**What you have to do**
Leave out the pictures and transcribe everything else exactly.

**Data section**
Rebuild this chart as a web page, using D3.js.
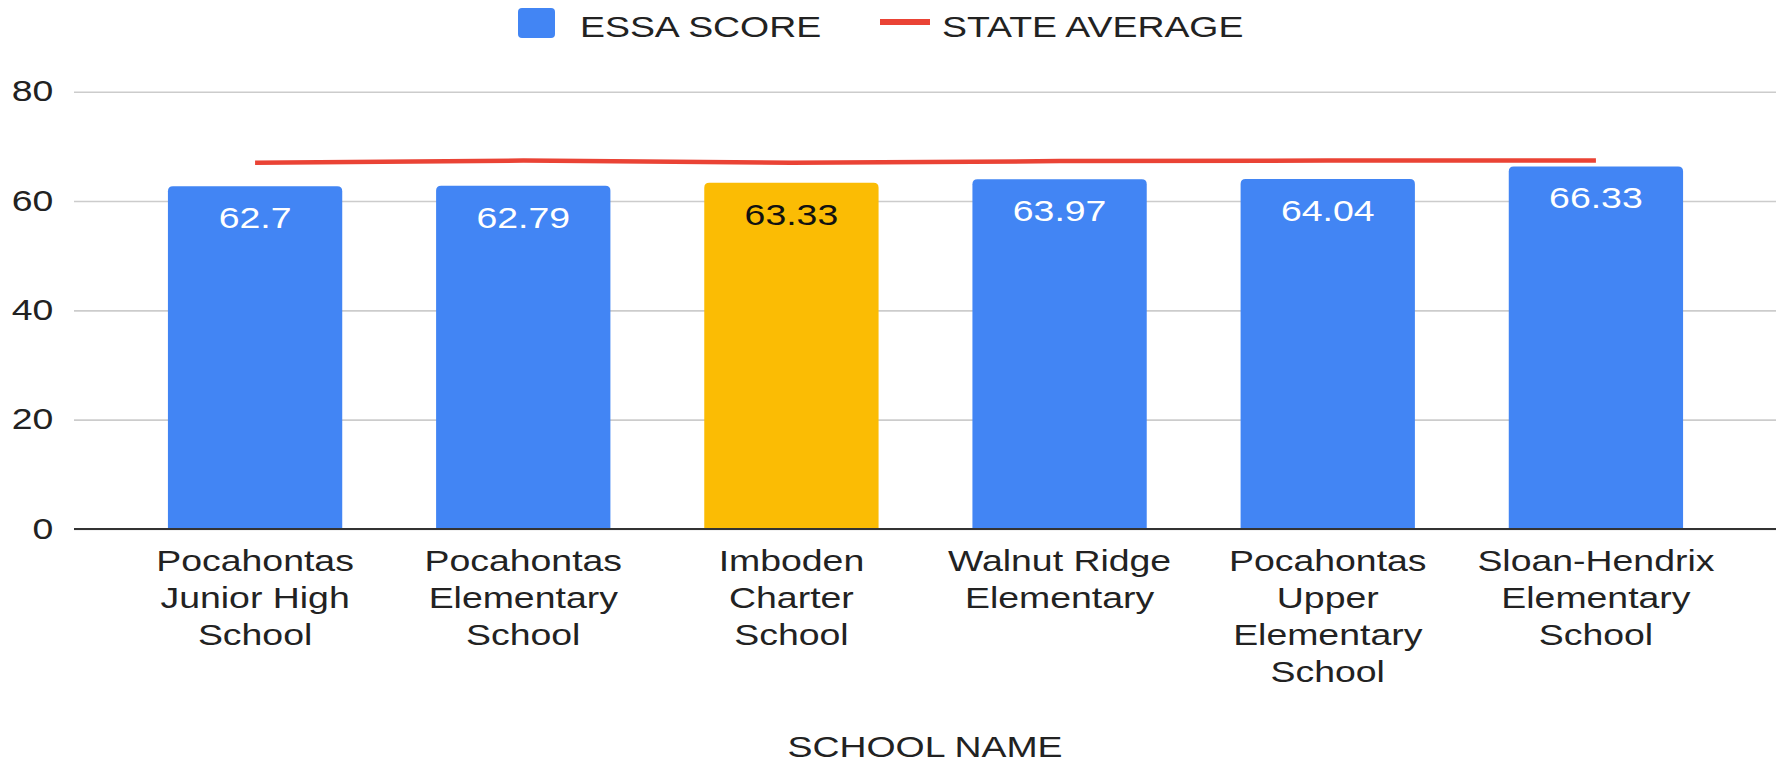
<!DOCTYPE html>
<html>
<head>
<meta charset="utf-8">
<script src="https://cdn.jsdelivr.net/npm/d3@7"></script>
<style>
  html, body { margin: 0; padding: 0; background: #fff; }
  svg { display: block; font-family: "Liberation Sans", Arial, sans-serif; }
</style>
</head>
<body>
<svg id="chart" width="1781" height="764"></svg>
<script>
// ---- data ----
const schools = [
  "Pocahontas\nJunior High\nSchool",
  "Pocahontas\nElementary\nSchool",
  "Imboden\nCharter\nSchool",
  "Walnut Ridge\nElementary",
  "Pocahontas\nUpper\nElementary\nSchool",
  "Sloan-Hendrix\nElementary\nSchool"
];
const essaScores = [62.7, 62.79, 63.33, 63.97, 64.04, 66.33];
const stateAverage = [67.0, 67.4, 67.0, 67.3, 67.4, 67.4];
const highlighted = [false, false, true, false, false, false];
const yTicks = [0, 20, 40, 60, 80];
const seriesNames = ["ESSA SCORE", "STATE AVERAGE"];
const xAxisTitle = "SCHOOL NAME";

// ---- layout ----
const W = 1781, H = 764;
const SX = 1.29;          // horizontal text stretch of the original picture
const FS = 29;            // font size
const plotLeft = 74, plotRight = 1776;
const yTop = 91.7, yBottom = 529;
const BLUE = "#4285f4", YELLOW = "#fbbc04", RED = "#ea4335", TEXT = "#222";

const svg = d3.select("#chart");

const x = d3.scaleBand().domain(d3.range(schools.length))
  .range([121, 1730]).paddingInner(0.35).paddingOuter(0.175);
const y = d3.scaleLinear().domain([0, 80]).range([yBottom, yTop]);

// gridlines + y tick labels
const yAxis = d3.axisLeft(y).tickValues(yTicks)
  .tickSize(-(plotRight - plotLeft)).tickPadding(16).tickFormat(d3.format("d"));
const gy = svg.append("g").attr("transform", `translate(${plotLeft},0)`).call(yAxis);
gy.select(".domain").remove();
gy.selectAll(".tick line").attr("stroke", "#cccccc").attr("stroke-width", 1.6);
gy.selectAll(".tick text")
  .attr("font-size", FS).attr("fill", TEXT)
  .attr("font-family", "Liberation Sans, Arial, sans-serif")
  .attr("transform", `scale(${SX},1)`);

// bars with rounded top corners
function topRounded(x0, y0, w, h, r) {
  r = Math.min(r, h, w / 2);
  return `M${x0},${y0 + h}V${y0 + r}Q${x0},${y0} ${x0 + r},${y0}H${x0 + w - r}Q${x0 + w},${y0} ${x0 + w},${y0 + r}V${y0 + h}Z`;
}
svg.append("g").selectAll("path").data(essaScores).join("path")
  .attr("d", (d, i) => topRounded(x(i), y(d), x.bandwidth(), y(0) - y(d), 5))
  .attr("fill", (d, i) => highlighted[i] ? YELLOW : BLUE);

// baseline
svg.append("line").attr("x1", plotLeft).attr("x2", plotRight)
  .attr("y1", y(0)).attr("y2", y(0)).attr("stroke", "#333").attr("stroke-width", 2.2);

// data labels
svg.append("g").selectAll("text").data(essaScores).join("text")
  .attr("transform", (d, i) => `translate(${x(i) + x.bandwidth() / 2},${y(d) + 42}) scale(${SX},1)`)
  .attr("text-anchor", "middle").attr("font-size", FS)
  .attr("fill", (d, i) => highlighted[i] ? "#111" : "#fff")
  .text(d => d);

// state average line
const line = d3.line()
  .x((d, i) => x(i) + x.bandwidth() / 2)
  .y(d => y(d));
svg.append("path").datum(stateAverage)
  .attr("d", line).attr("fill", "none")
  .attr("stroke", RED).attr("stroke-width", 4.5).attr("stroke-linejoin", "round");

// x axis labels
const xAxis = d3.axisBottom(x).tickSize(0).tickPadding(0).tickFormat(() => "");
const gx = svg.append("g").attr("transform", `translate(0,${yBottom})`).call(xAxis);
gx.select(".domain").remove();
gx.selectAll(".tick text").each(function (i) {
  const t = d3.select(this)
    .attr("font-size", FS).attr("fill", TEXT)
    .attr("font-family", "Liberation Sans, Arial, sans-serif")
    .attr("y", 0).attr("dy", null)
    .attr("transform", `scale(${SX},1)`);
  schools[i].split("\n").forEach((ln, k) => {
    t.append("tspan").attr("x", 0).attr("y", 42 + k * 37).text(ln);
  });
});

// axis title
svg.append("text")
  .attr("transform", `translate(925,757) scale(${SX},1)`)
  .attr("text-anchor", "middle").attr("font-size", FS).attr("fill", TEXT)
  .text(xAxisTitle);

// legend
const lg = svg.append("g");
lg.append("rect").attr("x", 518).attr("y", 8).attr("width", 37).attr("height", 30)
  .attr("rx", 4).attr("fill", BLUE);
lg.append("text").attr("transform", `translate(580,37) scale(${SX},1)`)
  .attr("font-size", FS).attr("fill", TEXT).text(seriesNames[0]);
lg.append("rect").attr("x", 880).attr("y", 19).attr("width", 50).attr("height", 6)
  .attr("fill", RED);
lg.append("text").attr("transform", `translate(942,37) scale(${SX},1)`)
  .attr("font-size", FS).attr("fill", TEXT).text(seriesNames[1]);
</script>
</body>
</html>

**The result**
Rebuild this chart as a web page, using D3.js.
<!DOCTYPE html>
<html>
<head>
<meta charset="utf-8">
<script src="https://cdn.jsdelivr.net/npm/d3@7"></script>
<style>
  html, body { margin: 0; padding: 0; background: #fff; }
  svg { display: block; font-family: "Liberation Sans", Arial, sans-serif; }
</style>
</head>
<body>
<svg id="chart" width="1781" height="764"></svg>
<script>
// ---- data ----
const schools = [
  "Pocahontas\nJunior High\nSchool",
  "Pocahontas\nElementary\nSchool",
  "Imboden\nCharter\nSchool",
  "Walnut Ridge\nElementary",
  "Pocahontas\nUpper\nElementary\nSchool",
  "Sloan-Hendrix\nElementary\nSchool"
];
const essaScores = [62.7, 62.79, 63.33, 63.97, 64.04, 66.33];
const stateAverage = [67.0, 67.4, 67.0, 67.3, 67.4, 67.4];
const highlighted = [false, false, true, false, false, false];
const yTicks = [0, 20, 40, 60, 80];
const seriesNames = ["ESSA SCORE", "STATE AVERAGE"];
const xAxisTitle = "SCHOOL NAME";

// ---- layout ----
const W = 1781, H = 764;
const SX = 1.29;          // horizontal text stretch of the original picture
const FS = 29;            // font size
const plotLeft = 74, plotRight = 1776;
const yTop = 91.7, yBottom = 529;
const BLUE = "#4285f4", YELLOW = "#fbbc04", RED = "#ea4335", TEXT = "#222";

const svg = d3.select("#chart");

const x = d3.scaleBand().domain(d3.range(schools.length))
  .range([121, 1730]).paddingInner(0.35).paddingOuter(0.175);
const y = d3.scaleLinear().domain([0, 80]).range([yBottom, yTop]);

// gridlines + y tick labels
const yAxis = d3.axisLeft(y).tickValues(yTicks)
  .tickSize(-(plotRight - plotLeft)).tickPadding(16).tickFormat(d3.format("d"));
const gy = svg.append("g").attr("transform", `translate(${plotLeft},0)`).call(yAxis);
gy.select(".domain").remove();
gy.selectAll(".tick line").attr("stroke", "#cccccc").attr("stroke-width", 1.6);
gy.selectAll(".tick text")
  .attr("font-size", FS).attr("fill", TEXT)
  .attr("font-family", "Liberation Sans, Arial, sans-serif")
  .attr("transform", `scale(${SX},1)`);

// bars with rounded top corners
function topRounded(x0, y0, w, h, r) {
  r = Math.min(r, h, w / 2);
  return `M${x0},${y0 + h}V${y0 + r}Q${x0},${y0} ${x0 + r},${y0}H${x0 + w - r}Q${x0 + w},${y0} ${x0 + w},${y0 + r}V${y0 + h}Z`;
}
svg.append("g").selectAll("path").data(essaScores).join("path")
  .attr("d", (d, i) => topRounded(x(i), y(d), x.bandwidth(), y(0) - y(d), 5))
  .attr("fill", (d, i) => highlighted[i] ? YELLOW : BLUE);

// baseline
svg.append("line").attr("x1", plotLeft).attr("x2", plotRight)
  .attr("y1", y(0)).attr("y2", y(0)).attr("stroke", "#333").attr("stroke-width", 2.2);

// data labels
svg.append("g").selectAll("text").data(essaScores).join("text")
  .attr("transform", (d, i) => `translate(${x(i) + x.bandwidth() / 2},${y(d) + 42}) scale(${SX},1)`)
  .attr("text-anchor", "middle").attr("font-size", FS)
  .attr("fill", (d, i) => highlighted[i] ? "#111" : "#fff")
  .text(d => d);

// state average line
const line = d3.line()
  .x((d, i) => x(i) + x.bandwidth() / 2)
  .y(d => y(d));
svg.append("path").datum(stateAverage)
  .attr("d", line).attr("fill", "none")
  .attr("stroke", RED).attr("stroke-width", 4.5).attr("stroke-linejoin", "round");

// x axis labels
const xAxis = d3.axisBottom(x).tickSize(0).tickPadding(0).tickFormat(() => "");
const gx = svg.append("g").attr("transform", `translate(0,${yBottom})`).call(xAxis);
gx.select(".domain").remove();
gx.selectAll(".tick text").each(function (i) {
  const t = d3.select(this)
    .attr("font-size", FS).attr("fill", TEXT)
    .attr("font-family", "Liberation Sans, Arial, sans-serif")
    .attr("y", 0).attr("dy", null)
    .attr("transform", `scale(${SX},1)`);
  schools[i].split("\n").forEach((ln, k) => {
    t.append("tspan").attr("x", 0).attr("y", 42 + k * 37).text(ln);
  });
});

// axis title
svg.append("text")
  .attr("transform", `translate(925,757) scale(${SX},1)`)
  .attr("text-anchor", "middle").attr("font-size", FS).attr("fill", TEXT)
  .text(xAxisTitle);

// legend
const lg = svg.append("g");
lg.append("rect").attr("x", 518).attr("y", 8).attr("width", 37).attr("height", 30)
  .attr("rx", 4).attr("fill", BLUE);
lg.append("text").attr("transform", `translate(580,37) scale(${SX},1)`)
  .attr("font-size", FS).attr("fill", TEXT).text(seriesNames[0]);
lg.append("rect").attr("x", 880).attr("y", 19).attr("width", 50).attr("height", 6)
  .attr("fill", RED);
lg.append("text").attr("transform", `translate(942,37) scale(${SX},1)`)
  .attr("font-size", FS).attr("fill", TEXT).text(seriesNames[1]);
</script>
</body>
</html>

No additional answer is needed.